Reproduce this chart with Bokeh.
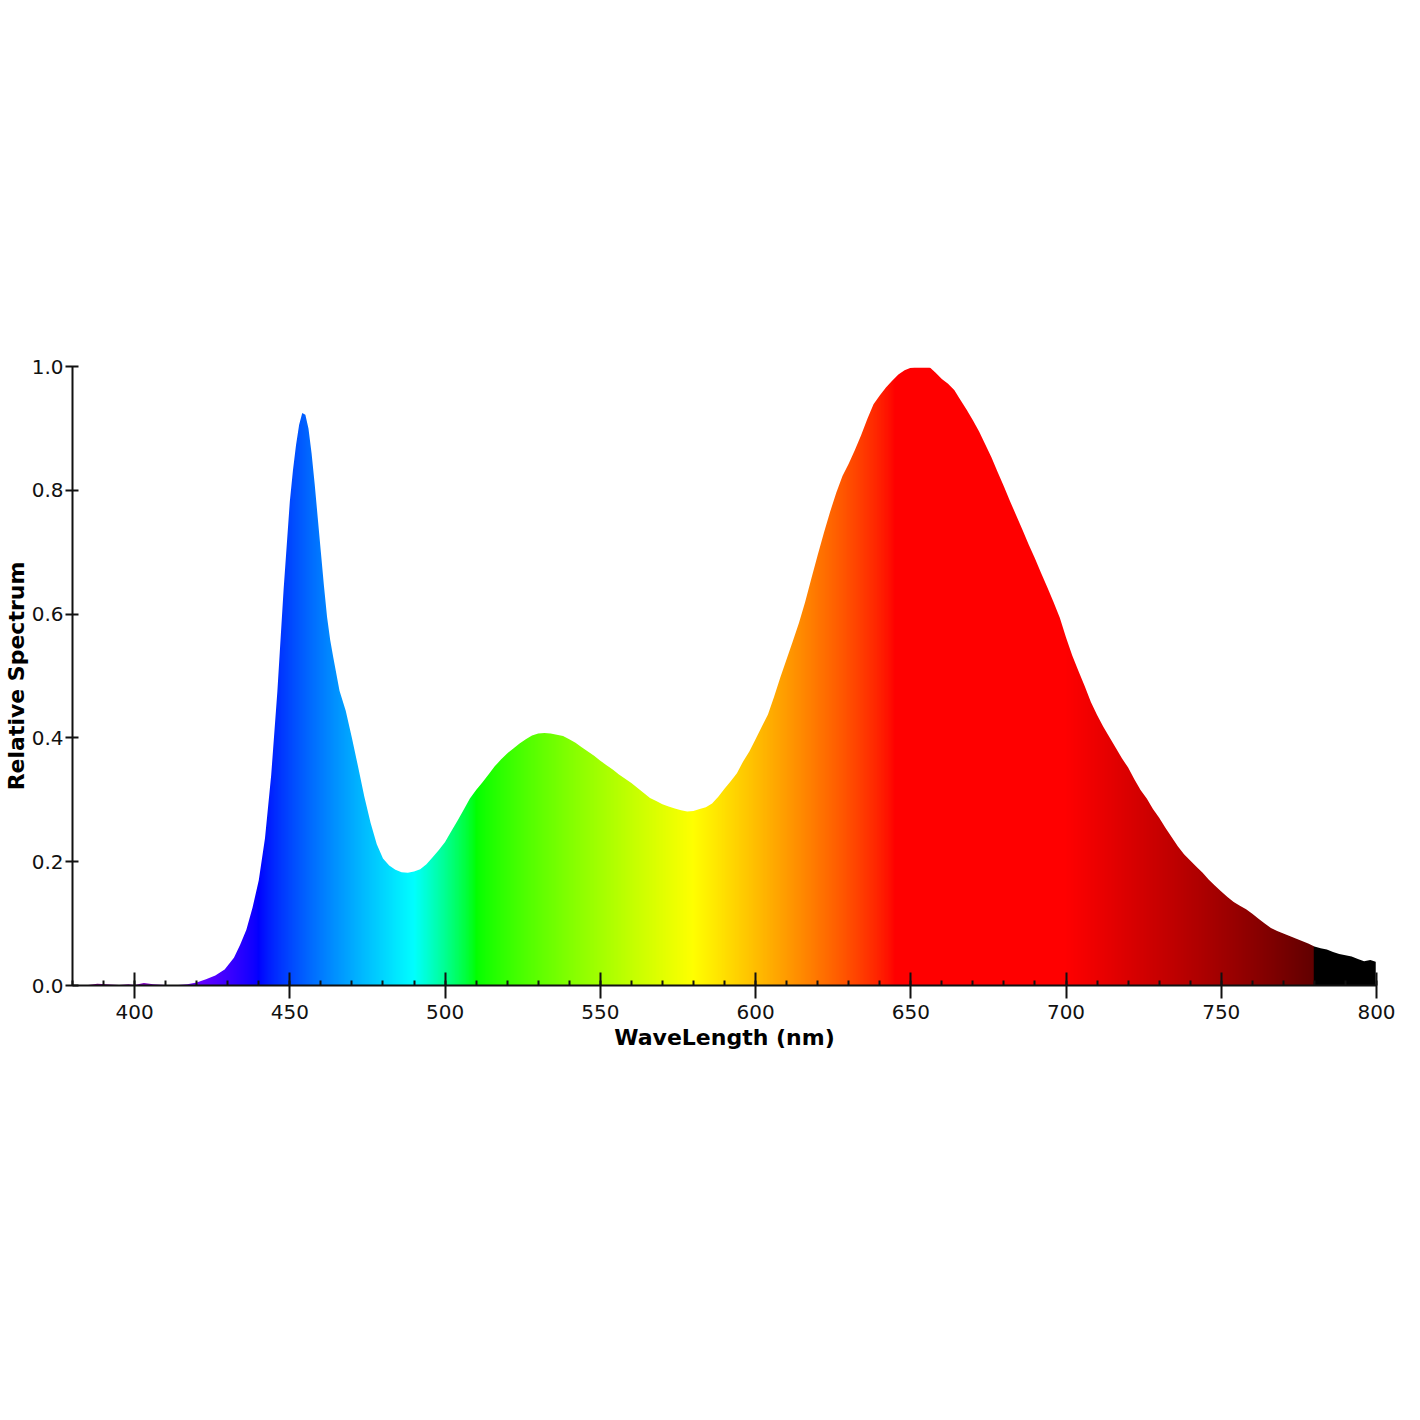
import numpy as np
from bokeh.plotting import figure
from bokeh.models import Range1d, FixedTicker, PrintfTickFormatter, Spacer
from bokeh.layouts import column
from bokeh.embed import file_html
from bokeh.resources import INLINE

# ---- data ----
wavelength = [380, 382, 385, 388, 391, 395, 398, 400, 403, 406, 410, 414, 417, 420,
              423, 426, 429, 432, 434, 436, 438, 440, 442, 444, 446, 448, 450, 451,
              452, 453, 454, 455, 456, 457, 458, 459, 460, 461, 462, 463, 464, 466,
              468, 470, 472, 474, 476, 478, 480, 482, 484, 486, 488, 490, 492, 494,
              496, 498, 500, 502, 504, 506, 508, 510, 512, 514, 516, 518, 520, 522,
              524, 526, 528, 530, 532, 534, 536, 538, 540, 542, 544, 546, 548, 550,
              552, 554, 556, 558, 560, 562, 564, 566, 568, 570, 572, 574, 576, 578,
              580, 582, 584, 586, 588, 590, 592, 594, 596, 598, 600, 602, 604, 606,
              608, 610, 612, 614, 616, 618, 620, 622, 624, 626, 628, 630, 632, 634,
              636, 638, 640, 642, 644, 646, 648, 650, 652, 654, 656, 658, 660, 662,
              664, 666, 668, 670, 672, 674, 676, 678, 680, 682, 684, 686, 688, 690,
              692, 694, 696, 698, 700, 702, 704, 706, 708, 710, 712, 714, 716, 718,
              720, 722, 724, 726, 728, 730, 732, 734, 736, 738, 740, 742, 744, 746,
              748, 750, 752, 754, 756, 758, 760, 762, 764, 766, 768, 770, 772, 774,
              776, 778, 780, 782, 784, 786, 788, 790, 792, 794, 796, 798, 800]
relative = [0.0, 0.0, 0.001, 0.003, 0.002, 0.001, 0.002, 0.001, 0.004, 0.002, 0.001, 0.001, 0.002, 0.005,
            0.010, 0.016, 0.026, 0.045, 0.066, 0.090, 0.126, 0.170, 0.238, 0.340, 0.476, 0.640, 0.782, 0.832,
            0.873, 0.906, 0.925, 0.922, 0.900, 0.860, 0.810, 0.755, 0.700, 0.645, 0.595, 0.558, 0.530, 0.476,
            0.444, 0.400, 0.353, 0.305, 0.263, 0.228, 0.205, 0.194, 0.187, 0.183, 0.182, 0.184, 0.188, 0.196,
            0.207, 0.219, 0.232, 0.249, 0.266, 0.284, 0.302, 0.316, 0.328, 0.341, 0.354, 0.365, 0.375, 0.383,
            0.391, 0.398, 0.404, 0.407, 0.408, 0.407, 0.405, 0.403, 0.398, 0.392, 0.385, 0.378, 0.371, 0.363,
            0.356, 0.349, 0.341, 0.334, 0.327, 0.319, 0.311, 0.303, 0.298, 0.293, 0.289, 0.286, 0.283, 0.281,
            0.282, 0.285, 0.288, 0.294, 0.305, 0.318, 0.330, 0.343, 0.362, 0.378, 0.398, 0.418, 0.438, 0.467,
            0.498, 0.527, 0.556, 0.586, 0.620, 0.658, 0.695, 0.731, 0.765, 0.796, 0.823, 0.843, 0.865, 0.889,
            0.915, 0.939, 0.953, 0.966, 0.977, 0.987, 0.994, 0.998, 1.000, 1.000, 0.999, 0.990, 0.980, 0.972,
            0.962, 0.946, 0.930, 0.913, 0.895, 0.874, 0.853, 0.829, 0.806, 0.782, 0.759, 0.736, 0.712, 0.690,
            0.666, 0.643, 0.619, 0.594, 0.562, 0.533, 0.508, 0.484, 0.458, 0.437, 0.418, 0.401, 0.384, 0.367,
            0.352, 0.333, 0.316, 0.302, 0.285, 0.271, 0.255, 0.240, 0.225, 0.212, 0.202, 0.192, 0.182, 0.171,
            0.161, 0.152, 0.143, 0.135, 0.129, 0.123, 0.116, 0.108, 0.100, 0.093, 0.088, 0.084, 0.080, 0.076,
            0.072, 0.068, 0.063, 0.060, 0.058, 0.054, 0.051, 0.049, 0.047, 0.043, 0.039, 0.041, 0.038]

x_ticks = [400, 450, 500, 550, 600, 650, 700, 750, 800]
y_ticks = [0.0, 0.2, 0.4, 0.6, 0.8, 1.0]
x_label = "WaveLength (nm)"
y_label = "Relative Spectrum"

X_MIN, X_MAX = 380, 800


def wl_to_rgb(w, gamma=0.8):
    if 380 <= w < 440:
        r, g, b = -(w - 440) / 60.0, 0.0, 1.0
    elif 440 <= w < 490:
        r, g, b = 0.0, (w - 440) / 50.0, 1.0
    elif 490 <= w < 510:
        r, g, b = 0.0, 1.0, -(w - 510) / 20.0
    elif 510 <= w < 580:
        r, g, b = (w - 510) / 70.0, 1.0, 0.0
    elif 580 <= w < 645:
        r, g, b = 1.0, -(w - 645) / 65.0, 0.0
    elif 645 <= w <= 780:
        r, g, b = 1.0, 0.0, 0.0
    else:
        r, g, b = 0.0, 0.0, 0.0
    if 380 <= w < 420:
        f = 0.3 + 0.7 * (w - 380) / 40.0
    elif 420 <= w <= 700:
        f = 1.0
    elif 700 < w <= 780:
        f = 0.3 + 0.7 * (780 - w) / 80.0
    else:
        f = 0.0
    def c(v):
        return int(round(255 * (v * f) ** gamma)) if v > 0 and f > 0 else 0
    return c(r), c(g), c(b)


# spectrum colour strip (background gradient)
N = 1680
img = np.empty((1, N), dtype=np.uint32)
view = img.view(dtype=np.uint8).reshape((1, N, 4))
for i in range(N):
    w = X_MIN + (i + 0.5) * (X_MAX - X_MIN) / N
    r, g, b = wl_to_rgb(w)
    view[0, i, 0] = r
    view[0, i, 1] = g
    view[0, i, 2] = b
    view[0, i, 3] = 255

p = figure(frame_width=1304, frame_height=619,
           x_range=Range1d(X_MIN, X_MAX), y_range=Range1d(0, 1.0),
           output_backend="svg", toolbar_location=None,
           min_border_left=66, min_border_right=34,
           min_border_top=15, min_border_bottom=80,
           background_fill_color="white", border_fill_color="white")

p.image_rgba(image=[img], x=X_MIN, y=0, dw=X_MAX - X_MIN - 0.25, dh=0.998)

# white mask above the spectrum curve
mask_x = list(wavelength) + [X_MAX + 10, X_MAX + 10, X_MIN - 10, X_MIN - 10]
mask_y = list(relative) + [relative[-1], 1.2, 1.2, relative[0]]
p.patch(x=mask_x, y=mask_y, fill_color="white", line_color=None)

p.xgrid.grid_line_color = None
p.ygrid.grid_line_color = None
p.outline_line_color = None

p.xaxis.ticker = FixedTicker(ticks=x_ticks, minor_ticks=list(range(X_MIN, X_MAX + 1, 10)))
p.yaxis.ticker = FixedTicker(ticks=y_ticks, minor_ticks=[])
p.yaxis.formatter = PrintfTickFormatter(format="%.1f")

for ax in (p.xaxis[0], p.yaxis[0]):
    ax.axis_line_color = "#111111"
    ax.axis_line_width = 2
    ax.major_tick_line_color = "#111111"
    ax.major_tick_line_width = 2
    ax.minor_tick_line_color = "#111111"
    ax.minor_tick_line_width = 2
    ax.major_label_text_font = "DejaVu Sans"
    ax.major_label_text_font_size = "20px"
    ax.major_label_text_color = "#111111"
    ax.axis_label_text_font = "DejaVu Sans"
    ax.axis_label_text_font_size = "22px"
    ax.axis_label_text_font_style = "bold"
    ax.axis_label_text_color = "#000000"

p.xaxis.axis_label = x_label
p.yaxis.axis_label = y_label

p.xaxis.major_tick_in = 13
p.xaxis.major_tick_out = 13
p.xaxis.minor_tick_in = 5
p.xaxis.minor_tick_out = 0
p.xaxis.major_label_standoff = 6
p.xaxis.axis_label_standoff = 3

p.yaxis.major_tick_in = 6
p.yaxis.major_tick_out = 7
p.yaxis.minor_tick_in = 0
p.yaxis.minor_tick_out = 0
p.yaxis.major_label_standoff = 2
p.yaxis.axis_label_standoff = 0

layout = column(Spacer(height=351, width=10), p, spacing=0)

open("out.html", "w").write(file_html(layout, INLINE))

|---|

Give again exactly the lines running from the beginning of the material above through the line that contains "from bokeh.resources import INLINE", and leave out every picture.

Reproduce this chart with Bokeh.
import numpy as np
from bokeh.plotting import figure
from bokeh.models import Range1d, FixedTicker, PrintfTickFormatter, Spacer
from bokeh.layouts import column
from bokeh.embed import file_html
from bokeh.resources import INLINE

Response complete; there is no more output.